Hurrah! Or should that be ‘très bien’ – we revisit the romantic-weekend capital of the world, with a peek at some more insider secrets from Paris, in the second Smith Travel Blog communiqué from Francophile femme and founder of Girls’ Guide to Paris, Doni Belau. Here, she reveals the Paris hidden away in its many ‘passages’ – that’s a bit like an arcade, to you and me.
Heading to Paris this summer? Why not tuck into one of the city’s 19th-century passages for a bit of shopping, sheltered from the midday sun. Yes, occasionally Paris does have its hot days, and nothing says Paris like its passages. Of course they are perfect to tour on rainy days as well. Built in the late 1700s and early 1800s, these covered passageways were the precursor to our present-day malls, allowing the ladies of the day to do their shopping in a more sheltered fashion, without the mud from horse and buggy defiling their petticoats.
There are many passages in Paris, but they tend to be centered in the 1st, 2nd and 9th Arrondissements. Each passage has its own flavor and style. Some are void of shops, but most house adorable little boutiques or restaurants. And every one of them gives you that ‘I know I’m in Paris’ feeling.
Galerie Vivienne is probably my favorite, with its spectacular mosaic tiles and great shopping. Here you’ll find a charming modern art gallery, Martine Moisan, which gives art lessons on Saturdays; a fabulous florist, Emilio Robba; a killer tea salon, A Priori Thé; and a bookshop of rare finds. There’s even a bistro (Bistrot Vivienne) and a fine wine shop, Legrand Filles et Fils. But the crème de la crème is Jean Paul Gaultier’s shop — oh la la, and there’s more… But I’ll let you discover that for yourselves.

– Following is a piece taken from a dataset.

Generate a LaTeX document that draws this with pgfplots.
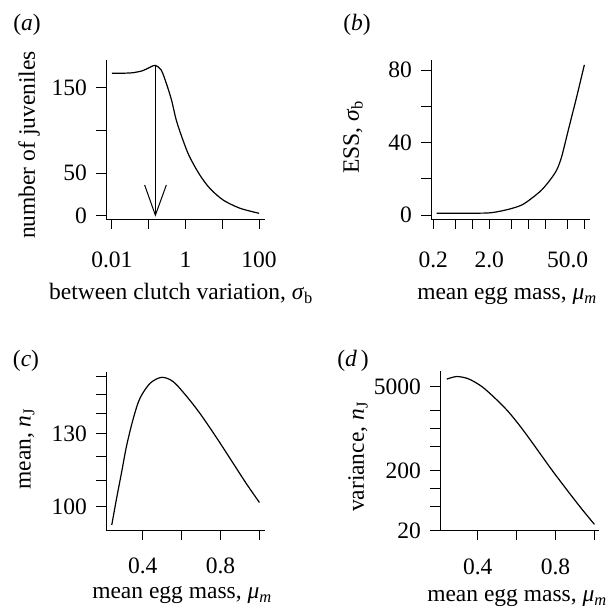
\documentclass[border=0pt]{standalone}
\usepackage{fontspec}
\setmainfont{Liberation Serif}
\usepackage{pgfplots}
\pgfplotsset{compat=1.18}
\newcommand\fs{\fontsize{23.5}{28}\selectfont}

\pgfplotsset{
  panel/.style={
    scale only axis, anchor=south west,
    axis lines=left, axis line style={-, line width=0.9pt},
    tick align=outside, major tick length=10pt,
    tick style={line width=0.9pt, black},
    xminorticks=false, yminorticks=false,
    every tick label/.append style={font=\fs, inner sep=0pt},
    yticklabel style={anchor=east, xshift=-9pt},
    clip=false,
  },
  toprow/.style={xticklabel style={anchor=north, yshift=-23pt}},
  lowrow/.style={xticklabel style={anchor=north, yshift=-18pt}},
  curve/.style={black, line width=1.2pt, smooth, tension=0.5, mark=none},
}

\begin{document}
\begin{tikzpicture}[font=\fs]
\path[use as bounding box] (0,0) rectangle (614pt,608pt);

% (a)
\begin{semilogxaxis}[panel, toprow, at={(106pt,389pt)}, width=159pt, height=159pt,
    xmin=0.00692, xmax=144.5, ymin=-3.9, ymax=182.5,
    xtick={0.01,0.1,1,10,100}, xticklabels={0.01,,1,,100},
    ytick={0,50,100,150}, yticklabels={0,50,,150}]
  \addplot[curve] coordinates {
    (0.01,166.9) (0.02,167.0) (0.0372,167.6) (0.0692,170) (0.107,173.9)
    (0.151,176.2) (0.219,170.7) (0.302,155) (0.417,135.6) (0.562,112)
    (0.851,88.7) (1.29,69.1) (2.45,47.7) (4.57,32.1) (10.5,18.4)
    (30.2,8.7) (100,2.8)};
  \draw[line width=1pt] (axis cs:0.152,176.2) -- (axis cs:0.152,0.5);
  \draw[line width=1pt] (axis cs:0.0776,36) -- (axis cs:0.152,0.5) -- (axis cs:0.302,36);
\end{semilogxaxis}

% (b)
\begin{semilogxaxis}[panel, toprow, at={(431pt,389pt)}, width=159pt, height=159pt,
    xmin=0.182, xmax=125.6, ymin=-2.2, ymax=85.5,
    xtick={0.2,0.5,1,2,5,10,20,50,100}, xticklabels={0.2,,,2.0,,,,50.0,},
    ytick={0,20,40,60,80}, yticklabels={0,,40,,80}]
  \addplot[curve] coordinates {
    (0.23,1.0) (1.11,1.0) (2.2,1.3) (4.37,3.1) (7.57,5.5) (11.4,9.2)
    (17.2,13.8) (24.3,19.3) (31.9,24.8) (39.2,32.2) (51.5,46.9)
    (72.8,65.3) (99.5,82.8)};
\end{semilogxaxis}

% (c)
\begin{semilogyaxis}[panel, lowrow, at={(106pt,78pt)}, width=159pt, height=158pt,
    xmin=0.2113, xmax=1.0287, ymin=91.9, ymax=162.6,
    xtick={0.4,0.6,0.8,1.0}, xticklabels={0.4,,0.8,},
    ytick={100,110,120,130,140,150,160}, yticklabels={100,,,130,,,}]
  \addplot[curve] coordinates {
    (0.241,93.6) (0.266,103.1) (0.292,113.4) (0.318,124.9) (0.352,137.6)
    (0.386,147.9) (0.438,156.1) (0.498,159.5) (0.557,157.0) (0.626,148.9)
    (0.695,139.9) (0.780,128.2) (0.866,116.8) (0.935,108.4) (1.0,101.5)};
\end{semilogyaxis}

% (d)
\begin{semilogyaxis}[panel, lowrow, at={(440pt,77.5pt)}, width=159pt, height=159pt,
    xmin=0.2062, xmax=1.0235, ymin=20, ymax=8870,
    xtick={0.4,0.6,0.8,1.0}, xticklabels={0.4,,0.8,},
    ytick={20,50,100,200,500,1000,2000,5000}, yticklabels={20,,,200,,,,5000}]
  \addplot[curve] coordinates {
    (0.241,6620) (0.292,7310) (0.352,6700) (0.421,4990) (0.489,3190)
    (0.557,1910) (0.626,1010) (0.695,499) (0.780,206) (0.866,88.3)
    (0.935,45.6) (1.0,25.3)};
\end{semilogyaxis}

% panel letters and axis titles
\node at (27pt,583pt) {(\textit{a})};
\node at (357pt,583pt) {(\textit{b})};
\node at (26pt,247pt) {(\textit{c})};
\node at (353pt,247pt) {(\textit{d}\,)};
\node[rotate=90] at (29pt,463pt) {number of juveniles};
\node[rotate=90] at (353pt,471pt) {ESS, \textit{σ}\textsubscript{b}};
\node[rotate=90] at (27pt,159pt) {mean, \textit{n}\textsubscript{J}};
\node[rotate=90] at (358pt,151pt) {variance, \textit{n}\textsubscript{J}};
\node[anchor=base] at (181pt,308pt) {between clutch variation, \textit{σ}\textsubscript{b}};
\node[anchor=base] at (507pt,308pt) {mean egg mass, \textit{μ}\textsubscript{\textit{m}}};
\node[anchor=base] at (182pt,9pt) {mean egg mass, \textit{μ}\textsubscript{\textit{m}}};
\node[anchor=base] at (517pt,6pt) {mean egg mass, \textit{μ}\textsubscript{\textit{m}}};
\end{tikzpicture}
\end{document}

The Passage Colbert is also quite beautiful, possibly more grand than Vivienne in style, but the only place to enter it is the brasserie Le Grand Colbert (left), of Something’s Gotta Give movie fame—remember the romantic scene where Diane Keaton orders the roast chicken? It is one of the few independently owned bistros left in Paris, though it could use a bit of a polish.
Not to be missed is the Galerie Véro-Dodat, in the 1st, with the über-famous Christian Louboutin — do I hear a flock of fashionistas running? And as if that weren’t enough, you’ll find cosmetic goddess Terry de Gunzburg’s shop, By Terry, for make-up and a quick redo. And discover antique dolls at Robert Capia’s store.
The Passage du Grand Cerf is home to fashion and was declared the hippest of the arcades by the New York Times back in 2003. It houses Satellite, a costume jeweler (see cuff, right), as well as Bei Style, a Chinese designer, among other interesting shops. Rickshaw is a fun store for interior accents with a Bollywood vibe. There’s also MX Sylvie Branellec for pearls and PM Co Style for interesting interiors. The Passage des Panoramas is the oldest and has many restaurants and cafés, most notably Racines, now run by a new owner, but its natural wine list is still to die for.
Another shop of interest is the engraver Stern (profiled here), a great source if you need an invitation engraved or would like to make yourself a proper French calling card. Is there a cooler item to come home with than your own proper French calling card?
In the Passage Jouffroy (left) there’s a darling toy store, Pain d’Épices, for all manner of doll and bear needs, and a needlepoint hop, Le Bonheur des Dames. Old movie posters, Lebanese pastries and the wax museum of Paris, the Grévin, can also be found in Jouffroy. The Passage Verdeau has antiques, comics, musical instruments and engravings. The Passage des Princes specializes in toys.
There are a multitude of passages to explore: why not make a day of it?